## Data lines
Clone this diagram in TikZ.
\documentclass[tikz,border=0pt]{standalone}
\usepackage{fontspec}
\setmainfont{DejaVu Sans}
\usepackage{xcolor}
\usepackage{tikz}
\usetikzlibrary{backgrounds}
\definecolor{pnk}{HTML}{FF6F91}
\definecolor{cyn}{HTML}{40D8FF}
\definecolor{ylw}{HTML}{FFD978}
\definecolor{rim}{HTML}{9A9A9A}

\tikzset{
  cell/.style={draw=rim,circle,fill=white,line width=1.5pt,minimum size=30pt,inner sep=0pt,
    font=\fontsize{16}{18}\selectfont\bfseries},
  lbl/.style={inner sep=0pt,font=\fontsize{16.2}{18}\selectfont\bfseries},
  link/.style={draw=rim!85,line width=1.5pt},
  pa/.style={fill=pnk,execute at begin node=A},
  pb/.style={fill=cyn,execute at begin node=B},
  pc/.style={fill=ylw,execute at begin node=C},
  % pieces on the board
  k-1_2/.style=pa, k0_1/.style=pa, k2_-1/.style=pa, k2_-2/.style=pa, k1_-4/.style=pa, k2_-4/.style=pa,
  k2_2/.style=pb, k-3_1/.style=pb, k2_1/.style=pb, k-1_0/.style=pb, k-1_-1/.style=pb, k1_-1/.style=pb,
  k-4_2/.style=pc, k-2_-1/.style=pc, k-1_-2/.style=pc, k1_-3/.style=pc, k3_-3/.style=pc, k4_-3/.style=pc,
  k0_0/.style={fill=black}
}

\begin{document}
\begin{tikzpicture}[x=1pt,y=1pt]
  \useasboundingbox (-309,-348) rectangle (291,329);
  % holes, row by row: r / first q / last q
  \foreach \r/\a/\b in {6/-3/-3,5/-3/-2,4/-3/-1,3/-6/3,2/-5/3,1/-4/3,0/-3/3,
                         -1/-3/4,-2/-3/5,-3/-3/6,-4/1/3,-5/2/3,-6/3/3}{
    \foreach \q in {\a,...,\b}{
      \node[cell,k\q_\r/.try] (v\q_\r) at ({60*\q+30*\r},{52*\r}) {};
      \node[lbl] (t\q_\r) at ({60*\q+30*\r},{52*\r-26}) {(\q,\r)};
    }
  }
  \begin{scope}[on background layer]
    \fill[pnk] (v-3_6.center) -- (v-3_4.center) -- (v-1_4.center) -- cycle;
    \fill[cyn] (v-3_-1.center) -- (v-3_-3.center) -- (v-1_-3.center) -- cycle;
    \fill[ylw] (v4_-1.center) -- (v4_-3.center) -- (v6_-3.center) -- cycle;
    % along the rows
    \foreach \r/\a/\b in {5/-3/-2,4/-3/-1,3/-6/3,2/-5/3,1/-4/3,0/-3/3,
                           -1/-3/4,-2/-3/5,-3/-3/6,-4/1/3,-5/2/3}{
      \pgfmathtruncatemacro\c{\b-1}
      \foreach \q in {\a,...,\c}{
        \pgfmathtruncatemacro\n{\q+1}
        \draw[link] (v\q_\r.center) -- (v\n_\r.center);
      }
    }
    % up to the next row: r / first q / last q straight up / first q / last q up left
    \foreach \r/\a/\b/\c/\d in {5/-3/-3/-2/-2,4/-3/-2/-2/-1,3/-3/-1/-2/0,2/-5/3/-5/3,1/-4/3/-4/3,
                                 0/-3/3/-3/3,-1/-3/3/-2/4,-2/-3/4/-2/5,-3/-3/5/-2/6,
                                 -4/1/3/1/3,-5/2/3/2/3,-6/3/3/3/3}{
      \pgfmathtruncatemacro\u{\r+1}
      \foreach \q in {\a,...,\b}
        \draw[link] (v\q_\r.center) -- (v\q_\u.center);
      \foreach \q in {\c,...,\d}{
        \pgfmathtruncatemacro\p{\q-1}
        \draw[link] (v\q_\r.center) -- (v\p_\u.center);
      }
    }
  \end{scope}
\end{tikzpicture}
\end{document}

## Goal
Return the material exactly as it stands.

## Result of the exercise
Clone this diagram in TikZ.
\documentclass[tikz,border=0pt]{standalone}
\usepackage{fontspec}
\setmainfont{DejaVu Sans}
\usepackage{xcolor}
\usepackage{tikz}
\usetikzlibrary{backgrounds}
\definecolor{pnk}{HTML}{FF6F91}
\definecolor{cyn}{HTML}{40D8FF}
\definecolor{ylw}{HTML}{FFD978}
\definecolor{rim}{HTML}{9A9A9A}

\tikzset{
  cell/.style={draw=rim,circle,fill=white,line width=1.5pt,minimum size=30pt,inner sep=0pt,
    font=\fontsize{16}{18}\selectfont\bfseries},
  lbl/.style={inner sep=0pt,font=\fontsize{16.2}{18}\selectfont\bfseries},
  link/.style={draw=rim!85,line width=1.5pt},
  pa/.style={fill=pnk,execute at begin node=A},
  pb/.style={fill=cyn,execute at begin node=B},
  pc/.style={fill=ylw,execute at begin node=C},
  % pieces on the board
  k-1_2/.style=pa, k0_1/.style=pa, k2_-1/.style=pa, k2_-2/.style=pa, k1_-4/.style=pa, k2_-4/.style=pa,
  k2_2/.style=pb, k-3_1/.style=pb, k2_1/.style=pb, k-1_0/.style=pb, k-1_-1/.style=pb, k1_-1/.style=pb,
  k-4_2/.style=pc, k-2_-1/.style=pc, k-1_-2/.style=pc, k1_-3/.style=pc, k3_-3/.style=pc, k4_-3/.style=pc,
  k0_0/.style={fill=black}
}

\begin{document}
\begin{tikzpicture}[x=1pt,y=1pt]
  \useasboundingbox (-309,-348) rectangle (291,329);
  % holes, row by row: r / first q / last q
  \foreach \r/\a/\b in {6/-3/-3,5/-3/-2,4/-3/-1,3/-6/3,2/-5/3,1/-4/3,0/-3/3,
                         -1/-3/4,-2/-3/5,-3/-3/6,-4/1/3,-5/2/3,-6/3/3}{
    \foreach \q in {\a,...,\b}{
      \node[cell,k\q_\r/.try] (v\q_\r) at ({60*\q+30*\r},{52*\r}) {};
      \node[lbl] (t\q_\r) at ({60*\q+30*\r},{52*\r-26}) {(\q,\r)};
    }
  }
  \begin{scope}[on background layer]
    \fill[pnk] (v-3_6.center) -- (v-3_4.center) -- (v-1_4.center) -- cycle;
    \fill[cyn] (v-3_-1.center) -- (v-3_-3.center) -- (v-1_-3.center) -- cycle;
    \fill[ylw] (v4_-1.center) -- (v4_-3.center) -- (v6_-3.center) -- cycle;
    % along the rows
    \foreach \r/\a/\b in {5/-3/-2,4/-3/-1,3/-6/3,2/-5/3,1/-4/3,0/-3/3,
                           -1/-3/4,-2/-3/5,-3/-3/6,-4/1/3,-5/2/3}{
      \pgfmathtruncatemacro\c{\b-1}
      \foreach \q in {\a,...,\c}{
        \pgfmathtruncatemacro\n{\q+1}
        \draw[link] (v\q_\r.center) -- (v\n_\r.center);
      }
    }
    % up to the next row: r / first q / last q straight up / first q / last q up left
    \foreach \r/\a/\b/\c/\d in {5/-3/-3/-2/-2,4/-3/-2/-2/-1,3/-3/-1/-2/0,2/-5/3/-5/3,1/-4/3/-4/3,
                                 0/-3/3/-3/3,-1/-3/3/-2/4,-2/-3/4/-2/5,-3/-3/5/-2/6,
                                 -4/1/3/1/3,-5/2/3/2/3,-6/3/3/3/3}{
      \pgfmathtruncatemacro\u{\r+1}
      \foreach \q in {\a,...,\b}
        \draw[link] (v\q_\r.center) -- (v\q_\u.center);
      \foreach \q in {\c,...,\d}{
        \pgfmathtruncatemacro\p{\q-1}
        \draw[link] (v\q_\r.center) -- (v\p_\u.center);
      }
    }
  \end{scope}
\end{tikzpicture}
\end{document}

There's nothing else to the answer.